-- Written instruction --
Leave the pictures out, and retype all of the material exactly as written.

---*---

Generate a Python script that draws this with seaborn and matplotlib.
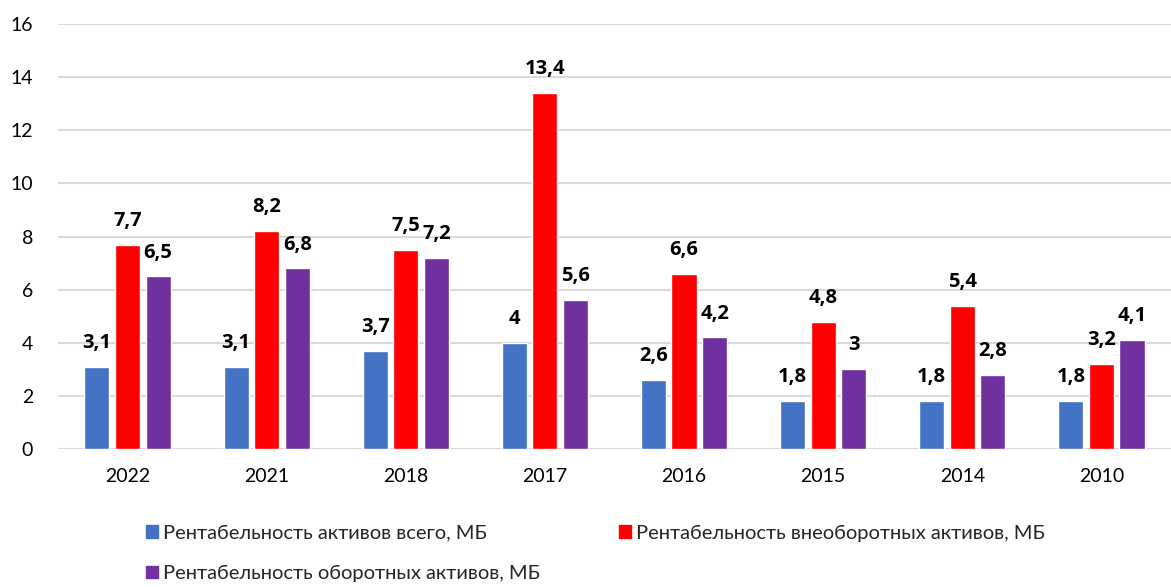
import matplotlib
matplotlib.use("Agg")
import matplotlib.pyplot as plt
import seaborn as sns
import pandas as pd

# categories and series values
years = ["2022", "2021", "2018", "2017", "2016", "2015", "2014", "2010"]
series_names = [
    "Рентабельность активов всего, МБ",
    "Рентабельность внеоборотных активов, МБ",
    "Рентабельность оборотных активов, МБ",
]
total_assets = [3.1, 3.1, 3.7, 4.0, 2.6, 1.8, 1.8, 1.8]
noncurrent_assets = [7.7, 8.2, 7.5, 13.4, 6.6, 4.8, 5.4, 3.2]
current_assets = [6.5, 6.8, 7.2, 5.6, 4.2, 3.0, 2.8, 4.1]
colors = ["#4472C4", "#FF0000", "#7030A0"]
y_ticks = [0, 2, 4, 6, 8, 10, 12, 14, 16]

rows = []
for name, vals in zip(series_names, [total_assets, noncurrent_assets, current_assets]):
    for y, v in zip(years, vals):
        rows.append({"year": y, "value": v, "series": name})
df = pd.DataFrame(rows)

sns.set_style("white")
plt.rcParams["font.family"] = ["Lato", "DejaVu Sans"]

fig = plt.figure(figsize=(11.71, 5.87), dpi=100)
ax = fig.add_axes([0.0495, 0.235, 0.9505, 0.724])

sns.barplot(data=df, x="year", y="value", hue="series", order=years,
            hue_order=series_names, palette=colors, width=0.66, gap=0.18,
            saturation=1, ax=ax, legend=False)


def fmt(v):
    if v == int(v):
        return str(int(v))
    return f"{v:.1f}".replace(".", ",")


for cont, vals in zip(ax.containers, [total_assets, noncurrent_assets, current_assets]):
    ax.bar_label(cont, labels=[fmt(v) for v in vals], padding=10,
                 fontsize=14.5, fontweight="bold", color="black",
                 family=["Open Sans", "DejaVu Sans"])

ax.set_ylim(0, 16)
ax.set_yticks(y_ticks)
ax.set_xlim(-0.5, len(years) - 0.5)
ax.yaxis.grid(True, color="#d9d9d9", linewidth=1.5)
ax.set_axisbelow(True)
for s in ax.spines.values():
    s.set_visible(False)
ax.tick_params(axis="both", length=0, labelsize=14, colors="black")
ax.tick_params(axis="y", pad=18)
ax.tick_params(axis="x", pad=14)
ax.set_xlabel("")
ax.set_ylabel("")

# row-wise order for a 2-column legend: item 1, item 2 in row 1, item 3 below
handles = [plt.Rectangle((0, 0), 1, 1, color=c) for c in colors]
order = [0, 2, 1]
fig.legend([handles[i] for i in order], [series_names[i] for i in order],
           loc="upper left", bbox_to_anchor=(0.109, 0.137),
           ncol=2, frameon=False, handlelength=0.6, handleheight=0.6,
           handletextpad=0.25, columnspacing=3.9, labelspacing=1.15,
           prop={"family": ["Lato", "DejaVu Sans"], "size": 14.5})

fig.savefig("out.png", dpi=100)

---*---

-- Complete answer --
Generate a Python script that draws this with seaborn and matplotlib.
import matplotlib
matplotlib.use("Agg")
import matplotlib.pyplot as plt
import seaborn as sns
import pandas as pd

# categories and series values
years = ["2022", "2021", "2018", "2017", "2016", "2015", "2014", "2010"]
series_names = [
    "Рентабельность активов всего, МБ",
    "Рентабельность внеоборотных активов, МБ",
    "Рентабельность оборотных активов, МБ",
]
total_assets = [3.1, 3.1, 3.7, 4.0, 2.6, 1.8, 1.8, 1.8]
noncurrent_assets = [7.7, 8.2, 7.5, 13.4, 6.6, 4.8, 5.4, 3.2]
current_assets = [6.5, 6.8, 7.2, 5.6, 4.2, 3.0, 2.8, 4.1]
colors = ["#4472C4", "#FF0000", "#7030A0"]
y_ticks = [0, 2, 4, 6, 8, 10, 12, 14, 16]

rows = []
for name, vals in zip(series_names, [total_assets, noncurrent_assets, current_assets]):
    for y, v in zip(years, vals):
        rows.append({"year": y, "value": v, "series": name})
df = pd.DataFrame(rows)

sns.set_style("white")
plt.rcParams["font.family"] = ["Lato", "DejaVu Sans"]

fig = plt.figure(figsize=(11.71, 5.87), dpi=100)
ax = fig.add_axes([0.0495, 0.235, 0.9505, 0.724])

sns.barplot(data=df, x="year", y="value", hue="series", order=years,
            hue_order=series_names, palette=colors, width=0.66, gap=0.18,
            saturation=1, ax=ax, legend=False)


def fmt(v):
    if v == int(v):
        return str(int(v))
    return f"{v:.1f}".replace(".", ",")


for cont, vals in zip(ax.containers, [total_assets, noncurrent_assets, current_assets]):
    ax.bar_label(cont, labels=[fmt(v) for v in vals], padding=10,
                 fontsize=14.5, fontweight="bold", color="black",
                 family=["Open Sans", "DejaVu Sans"])

ax.set_ylim(0, 16)
ax.set_yticks(y_ticks)
ax.set_xlim(-0.5, len(years) - 0.5)
ax.yaxis.grid(True, color="#d9d9d9", linewidth=1.5)
ax.set_axisbelow(True)
for s in ax.spines.values():
    s.set_visible(False)
ax.tick_params(axis="both", length=0, labelsize=14, colors="black")
ax.tick_params(axis="y", pad=18)
ax.tick_params(axis="x", pad=14)
ax.set_xlabel("")
ax.set_ylabel("")

# row-wise order for a 2-column legend: item 1, item 2 in row 1, item 3 below
handles = [plt.Rectangle((0, 0), 1, 1, color=c) for c in colors]
order = [0, 2, 1]
fig.legend([handles[i] for i in order], [series_names[i] for i in order],
           loc="upper left", bbox_to_anchor=(0.109, 0.137),
           ncol=2, frameon=False, handlelength=0.6, handleheight=0.6,
           handletextpad=0.25, columnspacing=3.9, labelspacing=1.15,
           prop={"family": ["Lato", "DejaVu Sans"], "size": 14.5})

fig.savefig("out.png", dpi=100)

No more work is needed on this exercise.